Since it probably was something that many would have found useful as some sort of promotional give-away, and more likely to be used by males in 1928, I would suggest that it is likely related to smoking.
My best guess is a pipe bowl scraper, for cleaning out the used tobacco from your pipe bowl.
I had a new idea. After thinking about it more, I don’t like it, but I’m going to throw it out anyway.
It’s the handle of a fan. The triangular holes were where the slats attached to the handle, but the slats are long gone. Maybe there was a piece of wood in the handle too – where the metal wraps around the back it looks like it could be enclosing a piece of wood. These fans could have been handed out in the summer before the election.

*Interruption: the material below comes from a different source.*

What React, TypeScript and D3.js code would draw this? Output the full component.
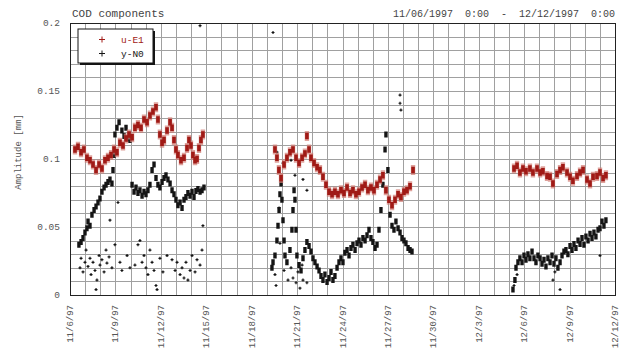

I’m not crazy about this theory because – I’ve never seen a fan with this kind of design; it seems unnecessarily complicated compared to a normal fan with slats pinned at one end. And it seems kind of odd for a fan to have that big hanging hole or whatever it is at the end of the handle.
Yeah, this. It’s in remarkably good shape for something from 1928. And the few metal election campaign tchotchkes I could find from that time period were engraved. The text on this just doesn’t look 90 years old.
OP, are you able to make any guesses about a possible upper and lower bound for the age?
I meant we don’t have specific dating for the number of Missouri women who turned out to vote in the November, 1928 election. Sorry, I thought that was evident from the context in my post.